With Hormuz traffic curtailed, refiners are re optimizing their product slates, pushing for higher jet fuel yields where possible. However, technical and economic limits constrain how far this can go without compromising output of diesel and other key products. Consultancy analysis suggests that even a sustained shift to favor jet fuel would cover only a portion of the lost import volumes, especially if demand continues to grow in line with aviation forecasts for 2026.
Major storage hubs in the Amsterdam Rotterdam Antwerp region, along with Mediterranean terminals, are acting as buffers by drawing down inventories built earlier in the year. Yet storage data and commentary from logistics firms indicate that these cushions are finite. If the Hormuz disruption stretches into late spring and early summer, replenishing tanks may require more distant supply sources, including the United States Gulf Coast and Asia, adding further time and cost.

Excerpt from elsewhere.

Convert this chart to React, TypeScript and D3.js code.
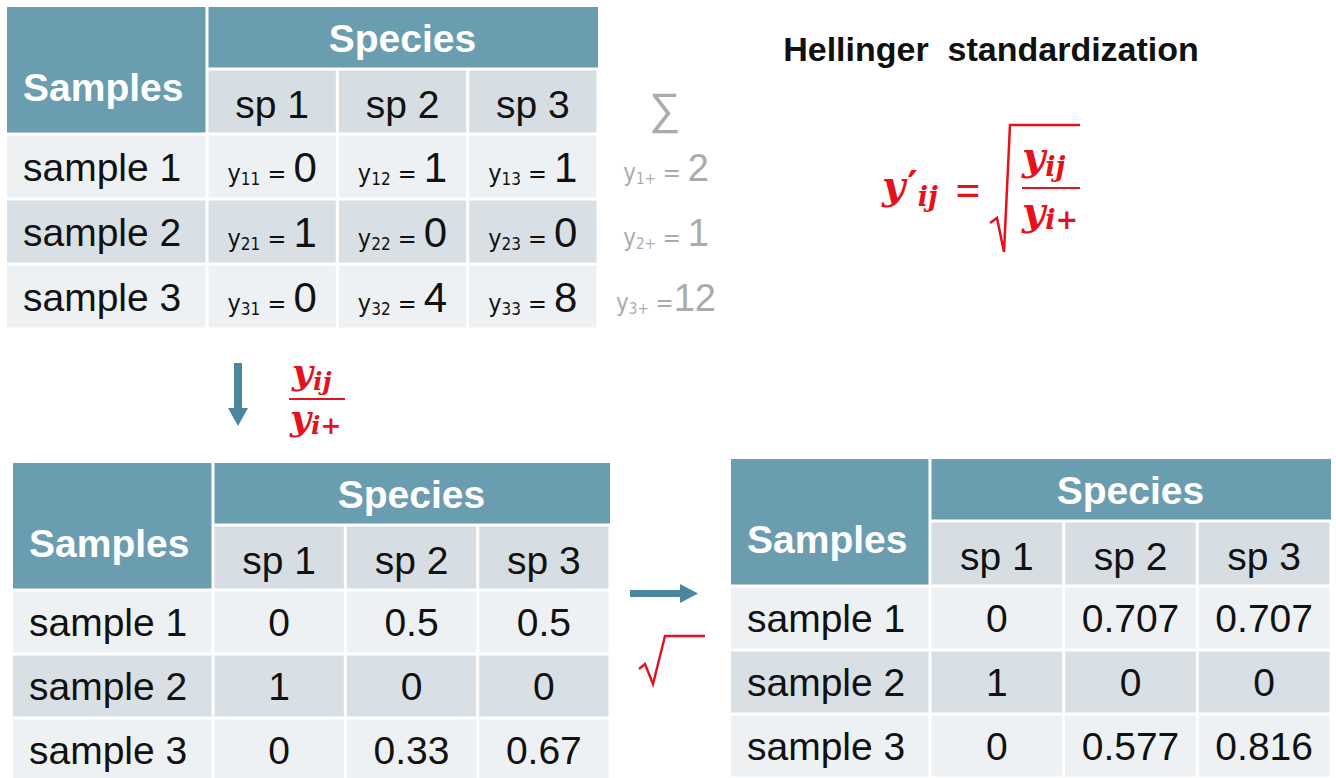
import React from "react";
import * as d3 from "d3";

// values
const samples = ["sample 1", "sample 2", "sample 3"];
const species = ["sp 1", "sp 2", "sp 3"];
const counts = [[0, 1, 1], [1, 0, 0], [0, 4, 8]];
const rowTotals = ["2", "1", "12"];
const relative = [["0", "0.5", "0.5"], ["1", "0", "0"], ["0", "0.33", "0.67"]];
const hellinger = [["0", "0.707", "0.707"], ["1", "0", "0"], ["0", "0.577", "0.816"]];

const W = 1336, H = 778;
const TEAL = "#6b9db0";
const SUB = "#d7dee3";
const LIGHT = "#edf1f3";
const DARK = "#d9e0e5";
const ARROW = "#4a869d";
const RED = "#e3121b";
const GREY = "#ababab";
const SANS = "'Liberation Sans', Arial, sans-serif";
const NARROW = "'Liberation Sans Narrow', 'DejaVu Sans Condensed', 'Liberation Sans', sans-serif";
const MATH = "'DejaVu Serif', 'Liberation Serif', serif";
const FS = 39;

const GAP = 1.5;
const BAND_H = 62;
const HDR_H = 127;

type TableProps = {
    x: number;
    y: number;
    sampleW: number;
    w: number;
    rowH: number;
    cell: (i: number, j: number, cx: number, cy: number) => React.ReactNode;
};

const Table = ({x, y, sampleW, w, rowH, cell}: TableProps) => {
    const col = d3.scaleBand<string>().domain(species).range([x + sampleW, x + w]);
    const row = d3.scaleBand<string>().domain(samples)
        .range([y + HDR_H, y + HDR_H + rowH * samples.length]);
    const bw = col.bandwidth(), bh = row.bandwidth();

    return (
        <g fontFamily={SANS}>
            {/* header */}
            <rect x={x} y={y} width={sampleW - GAP} height={HDR_H - GAP} fill={TEAL}/>
            <text x={x + 16} y={y + 80} dy="0.36em" fontSize={FS} fontWeight="bold" fill="#fff">Samples</text>
            <rect x={x + sampleW + GAP} y={y} width={w - sampleW - GAP} height={BAND_H - GAP} fill={TEAL}/>
            <text x={x + sampleW + (w - sampleW) / 2} y={y + BAND_H / 2} dy="0.36em" textAnchor="middle"
                  fontSize={FS} fontWeight="bold" fill="#fff">Species</text>
            {species.map(s => (
                <g key={s}>
                    <rect x={col(s)! + GAP} y={y + BAND_H + GAP} width={bw - 2 * GAP}
                          height={HDR_H - BAND_H - 2 * GAP} fill={SUB}/>
                    <text x={col(s)! + bw / 2} y={y + BAND_H + (HDR_H - BAND_H) / 2 + 2} dy="0.36em"
                          textAnchor="middle" fontSize={FS} fill="#111">{s}</text>
                </g>
            ))}
            {/* body */}
            {samples.map((s, i) => {
                const fill = i % 2 === 1 ? DARK : LIGHT;
                const cy = row(s)! + bh / 2;
                return (
                    <g key={s}>
                        <rect x={x} y={row(s)! + GAP} width={sampleW - GAP} height={bh - 2 * GAP} fill={fill}/>
                        <text x={x + 16} y={cy} dy="0.36em" fontSize={FS} fill="#111">{s}</text>
                        {species.map((sp, j) => (
                            <g key={sp}>
                                <rect x={col(sp)! + GAP} y={row(s)! + GAP} width={bw - 2 * GAP}
                                      height={bh - 2 * GAP} fill={fill}/>
                                {cell(i, j, col(sp)! + bw / 2, cy)}
                            </g>
                        ))}
                    </g>
                );
            })}
        </g>
    );
};

const plainCell = (values: string[][]) => (i: number, j: number, cx: number, cy: number) => (
    <text x={cx} y={cy} dy="0.36em" textAnchor="middle" fontSize={FS} fill="#111">{values[i][j]}</text>
);

const countCell = (i: number, j: number, cx: number, cy: number) => (
    <text x={cx} y={cy + 15} textAnchor="middle" fill="#111" style={{whiteSpace: "pre"}}>
        <tspan fontFamily={NARROW} fontSize={25}>y</tspan>
        <tspan fontFamily={NARROW} fontSize={17} dy={3}>{`${i + 1}${j + 1}`}</tspan>
        <tspan fontFamily={NARROW} fontSize={25} dy={-3}>{" = "}</tspan>
        <tspan fontSize={42}>{counts[i][j]}</tspan>
    </text>
);

const App = () => {
    // top table row scale, reused for the margin sums
    const topRow = d3.scaleBand<string>().domain(samples).range([7 + HDR_H, 7 + HDR_H + 65 * 3]);

    return (
        <svg width={W} height={H} style={{position: "absolute", left: 0, top: 0, background: "#fff"}}>
            <rect width={W} height={H} fill="#fff"/>

            <Table x={7} y={7} sampleW={200} w={591} rowH={65} cell={countCell}/>

            {/* row sums */}
            <text x={665} y={108} dy="0.36em" textAnchor="middle" fontFamily={SANS} fontSize={44} fill={GREY}>∑</text>
            {samples.map((s, i) => (
                <text key={s} x={666} y={topRow(s)! + topRow.bandwidth() / 2 + 14} textAnchor="middle"
                      fontFamily={SANS} fill={GREY} style={{whiteSpace: "pre"}}>
                    <tspan fontFamily={NARROW} fontSize={24}>y</tspan>
                    <tspan fontFamily={NARROW} fontSize={15} dy={3}>{`${i + 1}+`}</tspan>
                    <tspan fontFamily={NARROW} fontSize={24} dy={-3}>{i === 2 ? " =" : " = "}</tspan>
                    <tspan fontSize={38}>{rowTotals[i]}</tspan>
                </text>
            ))}

            {/* title */}
            <text x={991} y={61} textAnchor="middle" fontFamily={SANS} fontSize={34} fontWeight="bold"
                  fill="#111" style={{whiteSpace: "pre"}}>Hellinger  standardization</text>

            {/* Hellinger formula */}
            <g fill={RED} fontFamily={MATH} fontWeight="bold" fontStyle="italic">
                <text x={882} y={199} fontSize={40}>
                    <tspan>y</tspan>
                    <tspan dx={2} fontStyle="normal">′</tspan>
                    <tspan fontSize={27} dy={7}>ij</tspan>
                </text>
                <text x={968} y={205} textAnchor="middle" fontSize={44} fontStyle="normal"
                      fontFamily="'Liberation Serif', serif">=</text>
                <path d="M990,223 L997,218 L1004,252 L1010,125 L1080,125" fill="none" stroke={RED}
                      strokeWidth={2.5} strokeLinejoin="miter"/>
                <text x={1022} y={170} fontSize={40}>
                    <tspan>y</tspan><tspan fontSize={27} dy={6}>ij</tspan>
                </text>
                <line x1={1022} x2={1080} y1={188} y2={188} stroke={RED} strokeWidth={2}/>
                <text x={1022} y={225} fontSize={40}>
                    <tspan>y</tspan><tspan fontSize={27} dy={4}>i+</tspan>
                </text>
            </g>

            {/* down arrow with y_ij / y_i+ */}
            <path d="M234,363 L242,363 L242,408 L248,408 L238,426 L228,408 L234,408 Z" fill={ARROW}/>
            <g fill={RED} fontFamily={MATH} fontWeight="bold" fontStyle="italic">
                <text x={292} y={384} fontSize={36}>
                    <tspan>y</tspan><tspan fontSize={25} dy={6}>ij</tspan>
                </text>
                <line x1={289} x2={345} y1={399} y2={399} stroke={RED} strokeWidth={2}/>
                <text x={290} y={430} fontSize={36}>
                    <tspan>y</tspan><tspan fontSize={25} dy={4}>i+</tspan>
                </text>
            </g>

            <Table x={13} y={463} sampleW={200} w={597} rowH={64} cell={plainCell(relative)}/>

            {/* right arrow with root sign */}
            <path d="M630,590 L680,590 L680,584 L698,593.5 L680,603 L680,597 L630,597 Z" fill={ARROW}/>
            <path d="M639,669 L645,664 L653,684 L665,636 L705,636" fill="none" stroke={RED} strokeWidth={2.4}/>

            <Table x={731} y={459} sampleW={199} w={600} rowH={64} cell={plainCell(hellinger)}/>
        </svg>
    );
};

export default App;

Smaller regional airports, particularly those distant from seaborne terminals or dependent on a single pipeline, are viewed as more vulnerable. A combination of tighter allocations, higher transport costs and limited on site storage heightens the risk that any further shock, such as an unplanned refinery outage or port disruption, could force last minute schedule changes or refueling stops.
Travelers Face Higher Fares and Potential Knock-On Disruptions
For passengers, the most visible impact of the emerging jet fuel crunch is likely to be on ticket prices and route availability rather than immediate cancellations at major hubs. Industry pricing behavior in previous energy shocks suggests that airlines move quickly to adjust fares when fuel becomes more expensive, especially during periods of strong demand.

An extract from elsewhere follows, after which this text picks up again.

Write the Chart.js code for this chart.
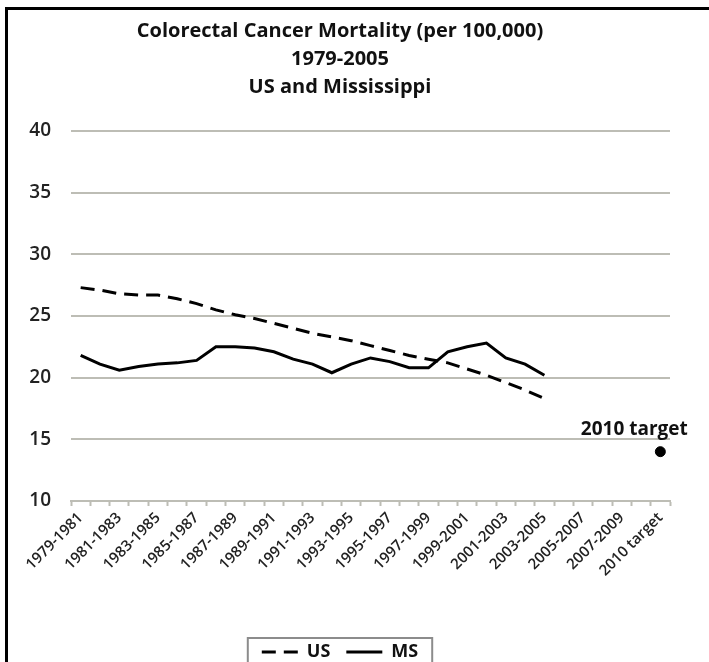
<!DOCTYPE html>
<html>
<head>
<meta charset="utf-8">
<script src="https://cdn.jsdelivr.net/npm/chart.js@4.4.1/dist/chart.umd.min.js"></script>
<style>
  html, body { margin: 0; padding: 0; background: #fff; overflow: hidden; }
  #wrap { position: relative; width: 709px; height: 662px; overflow: hidden; }
  #frame { position: absolute; left: 5px; top: 7px; width: 720px; height: 700px;
           border-top: 3px solid #000; border-left: 3px solid #000; pointer-events: none; }
  canvas { position: absolute; left: 0; top: 0; }
</style>
</head>
<body>
<div id="wrap">
  <canvas id="CRC" width="709" height="671"></canvas>
  <div id="frame"></div>
</div>
<script>
// categories (3 year periods) + target slot
var periods = [
  '1979-1981', '1980-1982', '1981-1983', '1982-1984', '1983-1985', '1984-1986',
  '1985-1987', '1986-1988', '1987-1989', '1988-1990', '1989-1991', '1990-1992',
  '1991-1993', '1992-1994', '1993-1995', '1994-1996', '1995-1997', '1996-1998',
  '1997-1999', '1998-2000', '1999-2001', '2000-2002', '2001-2003', '2002-2004',
  '2003-2005', '2004-2006', '2005-2007', '2006-2008', '2007-2009', '2008-2010',
  '2010 target'
];

// rates per 100,000
var usRates = [27.3, 27.1, 26.8, 26.7, 26.7, 26.4, 26.0, 25.5, 25.1, 24.8,
               24.4, 24.0, 23.6, 23.3, 23.0, 22.6, 22.2, 21.8, 21.5, 21.2,
               20.7, 20.2, 19.6, 19.0, 18.3];
var msRates = [21.8, 21.1, 20.6, 20.9, 21.1, 21.2, 21.4, 22.5, 22.5, 22.4,
               22.1, 21.5, 21.1, 20.4, 21.1, 21.6, 21.3, 20.8, 20.8, 22.1,
               22.5, 22.8, 21.6, 21.1, 20.2];
var targetIndex = 30;
var targetValue = 14;
var targetLabel = '2010 target';

var yTicks = [10, 15, 20, 25, 30, 35, 40];

var targetData = periods.map(function (p, i) { return i === targetIndex ? targetValue : null; });

var gridGray = '#bdbdb5';
var fontFam = '"Open Sans", "Noto Sans", sans-serif';
var legendPad = 16;

// box round the legend + label above the target dot
var extras = {
  id: 'extras',
  afterDraw: function (chart) {
    var ctx = chart.ctx;
    var lg = chart.legend;
    if (lg && lg.legendHitBoxes && lg.legendHitBoxes.length) {
      var l = Infinity, r = -Infinity;
      lg.legendHitBoxes.forEach(function (b) {
        l = Math.min(l, b.left);
        r = Math.max(r, b.left + b.width);
      });
      ctx.save();
      ctx.strokeStyle = '#8c8c8c';
      ctx.lineWidth = 2;
      ctx.strokeRect(l - 14, lg.top + legendPad / 2 + 3, (r - l) + 28, 60);
      ctx.restore();
    }
    var xs = chart.scales.x, ys = chart.scales.y;
    var px = xs.getPixelForValue(targetIndex);
    var py = ys.getPixelForValue(targetValue);
    ctx.save();
    ctx.font = 'bold 19px ' + fontFam;
    ctx.fillStyle = '#111';
    ctx.textAlign = 'center';
    ctx.textBaseline = 'middle';
    ctx.fillText(targetLabel, px - 26, py - 22);
    ctx.restore();
  }
};

var crcChart = new Chart(document.getElementById('CRC').getContext('2d'), {
  type: 'line',
  data: {
    labels: periods,
    datasets: [{
      label: 'US',
      data: usRates,
      borderColor: '#000',
      backgroundColor: '#000',
      borderWidth: 3,
      borderDash: [14, 8],
      pointRadius: 0,
      tension: 0
    }, {
      label: 'MS',
      data: msRates,
      borderColor: '#000',
      backgroundColor: '#000',
      borderWidth: 3,
      pointRadius: 0,
      tension: 0
    }, {
      label: 'target',
      data: targetData,
      showLine: false,
      pointRadius: 5,
      pointBackgroundColor: '#000',
      pointBorderColor: '#000'
    }]
  },
  options: {
    responsive: false,
    animation: false,
    layout: { padding: { left: 10, right: 39, top: 17, bottom: 0 } },
    plugins: {
      title: {
        display: true,
        text: ['Colorectal Cancer Mortality (per 100,000)', '1979-2005', 'US and Mississippi'],
        color: '#111',
        font: { family: fontFam, size: 20, weight: 'bold', lineHeight: 1.4 },
        padding: { top: 0, bottom: 30 }
      },
      legend: {
        position: 'bottom',
        labels: {
          usePointStyle: true,
          pointStyle: 'line',
          pointStyleWidth: 36,
          generateLabels: function (chart) {
            var items = Chart.defaults.plugins.legend.labels.generateLabels(chart);
            items.forEach(function (it) {
              var ds = chart.data.datasets[it.datasetIndex];
              it.lineDash = ds.borderDash || [];
              it.lineWidth = 3;
              it.strokeStyle = '#000';
              it.pointStyle = 'line';
            });
            return items.filter(function (it) { return it.text !== 'target'; });
          },
          color: '#111',
          padding: legendPad,
          font: { family: fontFam, size: 18, weight: 'bold' }
        }
      },
      tooltip: { enabled: false }
    },
    scales: {
      x: {
        offset: true,
        grid: {
          offset: true,
          drawOnChartArea: false,
          drawTicks: true,
          tickLength: 5,
          tickWidth: 2,
          tickColor: gridGray
        },
        border: { display: true, color: gridGray, width: 2 },
        ticks: {
          autoSkip: false,
          minRotation: 45,
          maxRotation: 45,
          color: '#222',
          font: { family: fontFam, size: 15, weight: '600' },
          callback: function (v, i) { return i % 2 === 0 ? periods[i] : ''; }
        },
        afterFit: function (s) { s.height = 126; }
      },
      y: {
        min: 10,
        max: 40,
        afterBuildTicks: function (s) { s.ticks = yTicks.map(function (v) { return { value: v }; }); },
        grid: { color: gridGray, lineWidth: 2, drawTicks: false },
        border: { display: false },
        ticks: {
          color: '#222',
          padding: 20,
          font: { family: fontFam, size: 19, weight: '600' }
        },
        afterFit: function (s) { s.width = 61; }
      }
    }
  },
  plugins: [extras]
});
</script>
</body>
</html>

In Europe, where leisure and short haul business travel make up a large share of traffic, this could translate into higher prices on popular summer routes, particularly to Mediterranean destinations and major city breaks. Budget carriers that built their models around ultra low fares and high aircraft utilization may have to moderate capacity growth plans or introduce new ancillary charges to offset fuel costs.
Travelers might also see more subtle changes in schedules and routings. Airlines could consolidate frequencies, favoring larger aircraft on fewer daily flights, or reroute some long haul services through hubs with stronger fuel security. In extreme cases, isolated fuel tight airports could temporarily require aircraft to tanker extra fuel from other locations, adding operational complexity and environmental trade offs.

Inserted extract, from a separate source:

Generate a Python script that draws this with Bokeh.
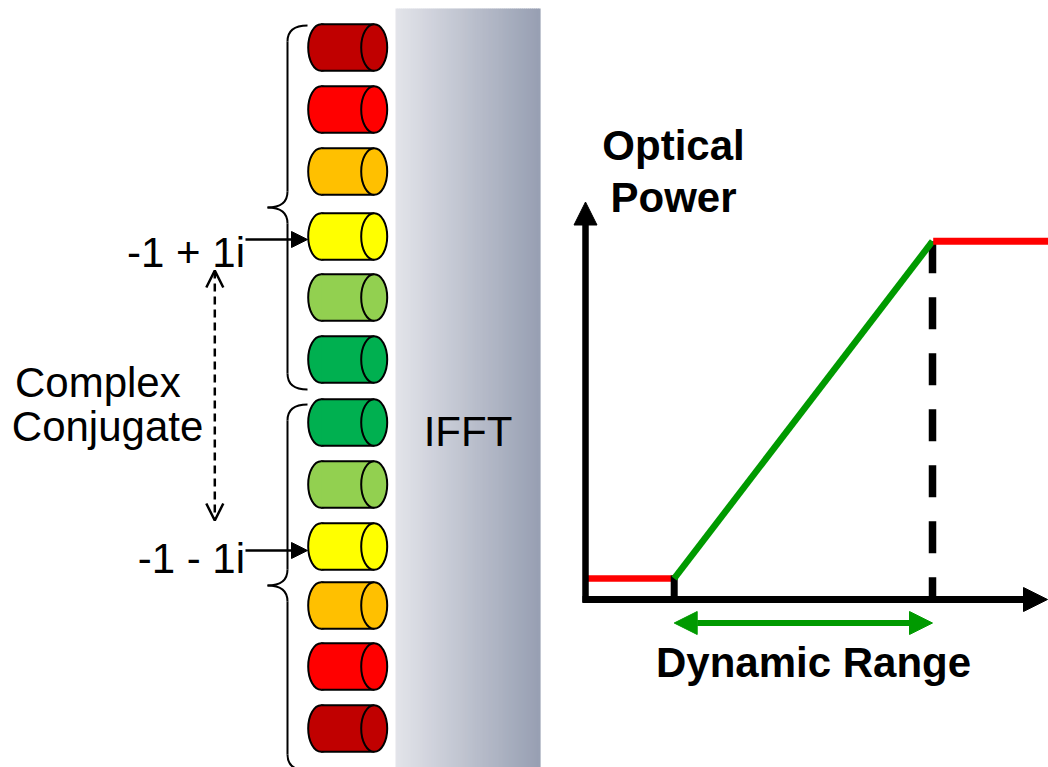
import numpy as np
from bokeh.plotting import figure
from bokeh.models import Range1d, Arrow, NormalHead, OpenHead
from bokeh.core.properties import value
from bokeh.embed import file_html
from bokeh.resources import INLINE

# ---------------- data (reference pixel positions, y measured from top) ----------------
cyl_colors = ["#C00000", "#FF0000", "#FFC000", "#FFFF00", "#92D050", "#00B050",
              "#00B050", "#92D050", "#FFFF00", "#FFC000", "#FF0000", "#C00000"]
cyl_center_y = [47, 109, 171, 236, 297, 359, 422, 484, 546, 605, 666, 728]
brace_spans = [(25, 207, 389), (404, 585, 770)]          # top, tip, bottom
symbol_labels = ["-1 + 1i", "-1 - 1i"]
symbol_label_y = [267, 573]
symbol_arrow_y = [239, 550]
conj_lines = ["Complex", "Conjugate"]
conj_x = [14.5, 11.3]
conj_y = [397, 441]
block_label = "IFFT"
y_title = ["Optical", "Power"]
y_title_base = [160, 212]
x_title = "Dynamic Range"

# transfer curve break points (x px, y px)
curve_x = [585, 673.7, 932, 1048]
curve_y = [578, 578, 240.8, 240.8]
axis_origin = (585, 599)

PAGE_W, PAGE_H = 1048, 767
TXT_DY = 15  # baseline correction for SVG text placement

def Y(py):
    return PAGE_H - np.asarray(py, dtype=float)

def YT(py):
    return Y(py) + TXT_DY

FONT = value("Liberation Sans")
GREEN = "#009A00"
RED = "#FF0000"

p = figure(width=PAGE_W, height=PAGE_H, x_range=Range1d(0, PAGE_W), y_range=Range1d(0, PAGE_H),
           output_backend="svg", toolbar_location=None, min_border=0,
           x_axis_type=None, y_axis_type=None)
p.grid.visible = False
p.outline_line_color = None
p.background_fill_color = "white"
p.border_fill_color = "white"

# ---------------- IFFT block with horizontal gradient ----------------
n_strips = 72
edges = np.linspace(395, 539.5, n_strips + 1)
c0 = np.array([227, 228, 234]); c1 = np.array([152, 160, 179])
t = np.linspace(0, 1, n_strips)
strip_cols = ["#%02x%02x%02x" % tuple((c0 + (c1 - c0) * tt).astype(int)) for tt in t]
p.quad(left=edges[:-1], right=edges[1:] + 0.6, top=Y(8), bottom=Y(770),
       fill_color=strip_cols, line_color=None)
p.text(x=[467.5], y=YT([446]), text=[block_label], text_font=FONT,
       text_font_size=value("42px"), text_align="center",
       text_baseline="alphabetic", text_color="black")

# ---------------- cylinders ----------------
cap_w, cyl_h = 26, 46.5
xl, xr = 320.7, 373.7
cy = Y(cyl_center_y)
p.ellipse(x=[xl] * 12, y=cy, width=cap_w, height=cyl_h, fill_color=cyl_colors,
          line_color="black", line_width=2)
p.quad(left=xl, right=xr, top=cy + cyl_h / 2, bottom=cy - cyl_h / 2,
       fill_color=cyl_colors, line_color=None)
p.segment(x0=[xl] * 12, y0=cy + cyl_h / 2, x1=[xr] * 12, y1=cy + cyl_h / 2,
          line_color="black", line_width=2)
p.segment(x0=[xl] * 12, y0=cy - cyl_h / 2, x1=[xr] * 12, y1=cy - cyl_h / 2,
          line_color="black", line_width=2)
p.ellipse(x=[xr] * 12, y=cy, width=cap_w, height=cyl_h, fill_color=cyl_colors,
          line_color="black", line_width=2)

# ---------------- braces ----------------
xe, xs, xt, r = 307, 287, 267, 16
for top, tip, bot in brace_spans:
    p.quadratic(x0=[xe, xs, xt, xs], y0=Y([top, tip - r, tip, bot - r]),
                x1=[xs, xt, xs, xe], y1=Y([top + r, tip, tip + r, bot]),
                cx=[xs, xs, xs, xs], cy=Y([top, tip, tip, bot]),
                line_color="black", line_width=2)
    p.segment(x0=[xs, xs], y0=Y([top + r, tip + r]), x1=[xs, xs], y1=Y([tip - r, bot - r]),
              line_color="black", line_width=2)

# ---------------- symbol labels & arrows ----------------
p.text(x=[244.5, 244.5], y=YT(symbol_label_y), text=symbol_labels, text_font=FONT,
       text_font_size=value("42px"), text_align="right", text_baseline="alphabetic",
       text_color="black")
for ay in symbol_arrow_y:
    p.add_layout(Arrow(x_start=245, y_start=float(Y(ay)), x_end=307, y_end=float(Y(ay)),
                       line_width=2.5, line_color="black",
                       end=NormalHead(size=16, fill_color="black", line_color="black")))

p.text(x=conj_x, y=YT(conj_y), text=conj_lines, text_font=FONT,
       text_font_size=value("42px"), text_align="left", text_baseline="alphabetic",
       text_color="black")
p.add_layout(Arrow(x_start=214.3, y_start=float(Y(270)), x_end=214.3, y_end=float(Y(520)),
                   line_width=2.5, line_color="black", line_dash="8 5",
                   start=OpenHead(size=17, line_width=2.5, line_color="black"),
                   end=OpenHead(size=17, line_width=2.5, line_color="black")))

# ---------------- transfer curve ----------------
ox, oy = axis_origin
p.add_layout(Arrow(x_start=ox, y_start=float(Y(oy + 3)), x_end=ox, y_end=float(Y(201.5)),
                   line_width=6.5, line_color="black",
                   end=NormalHead(size=23, fill_color="black", line_color="black", line_width=1)))
p.add_layout(Arrow(x_start=ox - 3, y_start=float(Y(oy)), x_end=1047, y_end=float(Y(oy)),
                   line_width=7, line_color="black",
                   end=NormalHead(size=24, fill_color="black", line_color="black", line_width=1)))

p.line(x=curve_x[:2], y=Y(curve_y[:2]), line_color=RED, line_width=6.5)
p.line(x=[curve_x[1], curve_x[1]], y=Y([curve_y[1] - 3, oy]), line_color="black", line_width=7)
p.line(x=[curve_x[2], curve_x[2]], y=Y([curve_y[2], oy]), line_color="black",
       line_width=7.5, line_dash="32 24")
p.line(x=curve_x[1:3], y=Y(curve_y[1:3]), line_color=GREEN, line_width=6.5)
p.line(x=[curve_x[2] + 0.7, curve_x[3]], y=Y(curve_y[2:4]), line_color=RED, line_width=7)

p.add_layout(Arrow(x_start=curve_x[1], y_start=float(Y(622.5)), x_end=curve_x[2], y_end=float(Y(622.5)),
                   line_width=6, line_color=GREEN,
                   start=NormalHead(size=23, fill_color=GREEN, line_color=GREEN, line_width=1),
                   end=NormalHead(size=23, fill_color=GREEN, line_color=GREEN, line_width=1)))

p.text(x=[673, 673], y=YT(y_title_base), text=y_title, text_font=FONT,
       text_font_size=value("42px"), text_font_style="bold", text_align="center",
       text_baseline="alphabetic", text_color="black")
p.text(x=[813], y=YT([677]), text=[x_title], text_font=FONT,
       text_font_size=value("42px"), text_font_style="bold", text_align="center",
       text_baseline="alphabetic", text_color="black")

open("out.html", "w").write(file_html(p, INLINE))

Consumer groups and tourism bodies are watching closely as the situation in Hormuz evolves. If the crisis eases in the coming weeks and tanker flows begin to normalize, the worst case scenarios for fuel shortages could be avoided, although elevated prices might linger. If the standoff hardens or expands, however, Europe’s aviation network may face a more sustained period of stress, with implications for both affordability and reliability of air travel across the continent.